I still prefer the processing of the Vivo X80 Pro, particularly in low light where it can capture far more detail than the OnePlus 11. That phone also has an additional periscope zoom lens, something missing here.
The OnePlus 11 also lacks the clever – and accurate – software of the iPhone and Google Pixel 7 to retain people’s natural skin tones. It has ‘natural colour calibration with Hasselblad’, that aims to keep the natural colours of scenes, but isn’t developed for skin specifically. Overall this is nit-picking what is a superb main camera.
There’s also a 115-degree ultrawide lens with an impressive 48Mp half-inch sensor. Shots aren’t as good as the main lens, with colours a little darker than the scene, but images are sharp and more than good enough to post to social media.
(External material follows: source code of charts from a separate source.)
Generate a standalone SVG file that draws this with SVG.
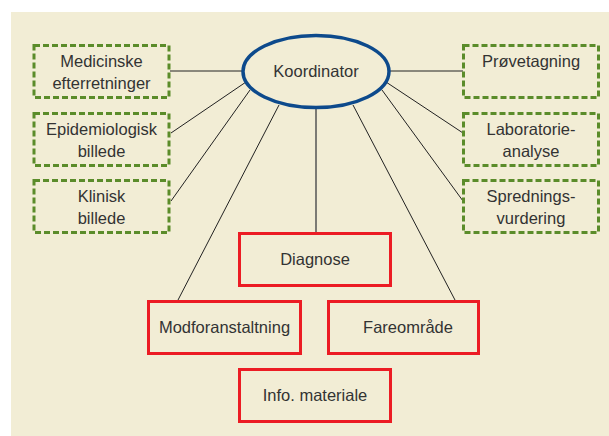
<svg xmlns="http://www.w3.org/2000/svg" width="609" height="436" viewBox="0 0 609 436">
<style>
.bg{fill:#f2edd5}
.g{fill:none;stroke:#5b8c2a;stroke-width:3;stroke-dasharray:6 3}
.r{fill:none;stroke:#ec1c24;stroke-width:3}
.e{fill:none;stroke:#0d4a8c;stroke-width:3.5}
.t{font-family:"Liberation Sans",Arial,sans-serif;font-size:16.5px;fill:#333;text-anchor:middle}
.c line{stroke:#222;stroke-width:1}
</style>
<rect class="bg" x="11" y="12" width="598" height="424"/>
<g id="connectors" class="c">
<line x1="170" y1="71" x2="242" y2="71"/>
<line x1="389" y1="71" x2="463" y2="71"/>
<line x1="246" y1="82" x2="171" y2="133"/>
<line x1="250" y1="90" x2="171" y2="201"/>
<line x1="279" y1="105" x2="178" y2="300"/>
<line x1="316" y1="108" x2="316" y2="233" style="stroke:#555;stroke-width:1.5"/>
<line x1="353" y1="105" x2="455" y2="300"/>
<line x1="386" y1="82" x2="463" y2="133"/>
<line x1="382" y1="90" x2="463" y2="201"/>
</g>
<g id="koordinator">
<ellipse class="e" cx="316" cy="71.5" rx="73" ry="36"/>
<text class="t" x="316" y="77">Koordinator</text>
</g>
<g id="medicinske">
<rect class="g" x="34" y="45.5" width="135" height="52"/>
<text class="t" x="101.5" y="67">Medicinske</text>
<text class="t" x="101.5" y="89">efterretninger</text>
</g>
<g id="epidemiologisk">
<rect class="g" x="34" y="113.5" width="135" height="52"/>
<text class="t" x="101.5" y="135">Epidemiologisk</text>
<text class="t" x="101.5" y="157">billede</text>
</g>
<g id="klinisk">
<rect class="g" x="34" y="180.5" width="135" height="52"/>
<text class="t" x="101.5" y="202">Klinisk</text>
<text class="t" x="101.5" y="224">billede</text>
</g>
<g id="proevetagning">
<rect class="g" x="463.5" y="45.5" width="135" height="52"/>
<text class="t" x="531" y="67">Prøvetagning</text>
</g>
<g id="laboratorie">
<rect class="g" x="463.5" y="113.5" width="135" height="52"/>
<text class="t" x="531" y="135">Laboratorie-</text>
<text class="t" x="531" y="157">analyse</text>
</g>
<g id="spredning">
<rect class="g" x="463.5" y="180.5" width="135" height="52"/>
<text class="t" x="531" y="202">Sprednings-</text>
<text class="t" x="531" y="224">vurdering</text>
</g>
<g id="diagnose">
<rect class="r" x="239.5" y="233.5" width="151" height="52"/>
<text class="t" x="315" y="265">Diagnose</text>
</g>
<g id="modforanstaltning">
<rect class="r" x="148.5" y="301.5" width="152" height="52"/>
<text class="t" x="224.5" y="333">Modforanstaltning</text>
</g>
<g id="fareomraade">
<rect class="r" x="328.5" y="301.5" width="150" height="52"/>
<text class="t" x="408" y="333">Fareområde</text>
</g>
<g id="info">
<rect class="r" x="239.5" y="369.5" width="151" height="52"/>
<text class="t" x="315" y="401">Info. materiale</text>
</g>
</svg>
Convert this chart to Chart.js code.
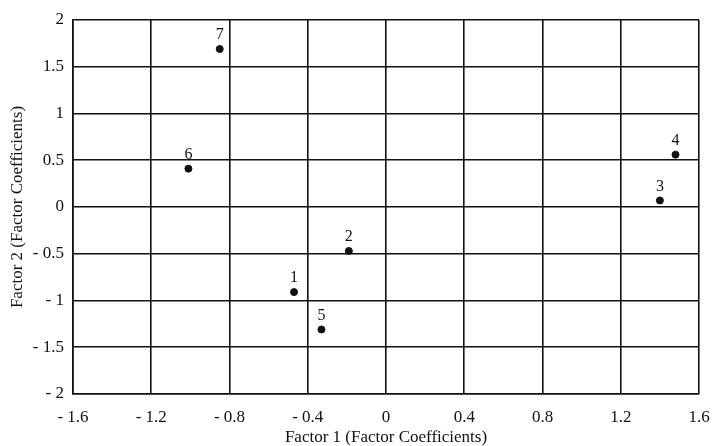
<!DOCTYPE html>
<html>
<head>
<meta charset="utf-8">
<script src="https://cdn.jsdelivr.net/npm/chart.js@4"></script>
<style>
  html, body { margin: 0; padding: 0; background: #fff; }
  #wrap { width: 714px; height: 446px; }
</style>
</head>
<body>
<div id="wrap"><canvas id="factorChart" width="714" height="446"></canvas></div>
<script>
// Point numbers and their factor coefficients
const pointLabels = ['1', '2', '3', '4', '5', '6', '7'];
const factor1 = [-0.47, -0.19, 1.40, 1.48, -0.33, -1.01, -0.85];
const factor2 = [-0.91, -0.47, 0.07, 0.56, -1.31, 0.41, 1.69];

const xTitle = 'Factor 1 (Factor Coefficients)';
const yTitle = 'Factor 2 (Factor Coefficients)';

const serif = "'Liberation Serif', 'Times New Roman', serif";
const ink = '#111';

// "- 0.4" style for negative ticks
function fmtTick(value) {
  const v = Math.round(value * 10) / 10;
  if (v < 0) return '- ' + Math.abs(v);
  return String(v);
}

// draw the number above each dot
const pointNumbers = {
  id: 'pointNumbers',
  afterDatasetsDraw(chart) {
    const ctx = chart.ctx;
    const meta = chart.getDatasetMeta(0);
    ctx.save();
    ctx.font = '16px ' + serif;
    ctx.fillStyle = ink;
    ctx.textAlign = 'center';
    ctx.textBaseline = 'bottom';
    meta.data.forEach((pt, i) => {
      ctx.fillText(pointLabels[i], pt.x, pt.y - 6);
    });
    ctx.restore();
  }
};

const data = factor1.map((x, i) => ({ x: x, y: factor2[i] }));

new Chart(document.getElementById('factorChart'), {
  type: 'scatter',
  data: {
    datasets: [{
      data: data,
      backgroundColor: ink,
      borderColor: ink,
      pointRadius: 3.5,
      pointHoverRadius: 3.5
    }]
  },
  options: {
    responsive: false,
    animation: false,
    layout: { padding: { top: 20, right: 15, left: 0, bottom: 0 } },
    plugins: {
      legend: { display: false },
      tooltip: { enabled: false }
    },
    scales: {
      x: {
        type: 'linear',
        min: -1.6,
        max: 1.6,
        afterFit: function(scale) {
          scale.height = 52;
          // let the last label hang past the plot edge like the original
          scale.paddingRight = 0;
        },
        ticks: {
          stepSize: 0.4,
          color: ink,
          padding: 13,
          font: { family: serif, size: 17 },
          callback: fmtTick
        },
        grid: { color: ink, lineWidth: 1.6, drawTicks: false },
        border: { color: ink, width: 1.6 },
        title: {
          display: true,
          text: xTitle,
          color: ink,
          padding: 0,
          font: { family: serif, size: 17, lineHeight: 1 }
        }
      },
      y: {
        type: 'linear',
        min: -2,
        max: 2,
        afterFit: function(scale) { scale.width = 73; },
        ticks: {
          stepSize: 0.5,
          color: ink,
          padding: 9,
          font: { family: serif, size: 17 },
          callback: fmtTick
        },
        grid: { color: ink, lineWidth: 1.6, drawTicks: false },
        border: { color: ink, width: 1.6 },
        title: {
          display: true,
          text: yTitle,
          color: ink,
          padding: { top: 9, bottom: 0 },
          font: { family: serif, size: 17, lineHeight: 1 }
        }
      }
    }
  },
  plugins: [pointNumbers]
});
</script>
</body>
</html>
The third sensor is the aforementioned 32MP RGBW (red green blue white) portrait telephoto lens. This is a fixed length lens designed in partnership with Hasselblad to produce the bokeh effect of that company’s XCD 30mm lens, and is used at 2x whether you select regular photo or portrait in the camera app.
It produces impressive results, mostly dealing with people’s hairlines and keeping backgrounds attractively blurred, using both hardware and software to achieve its effects. It’s also good to punch in to 2x zoom on occasion, but anything beyond that is digital zoom.
There’s also a Hasselblad-branded X-Pan mode to shoot like an old film camera in a wide panoramic format, plus a Pro mode that’s well-thought out with manual controls, and options to shoot in RAW and 10-bit colour. There’s a lot to dig into below the auto-mode surface, and the phone is very fun to shoot with.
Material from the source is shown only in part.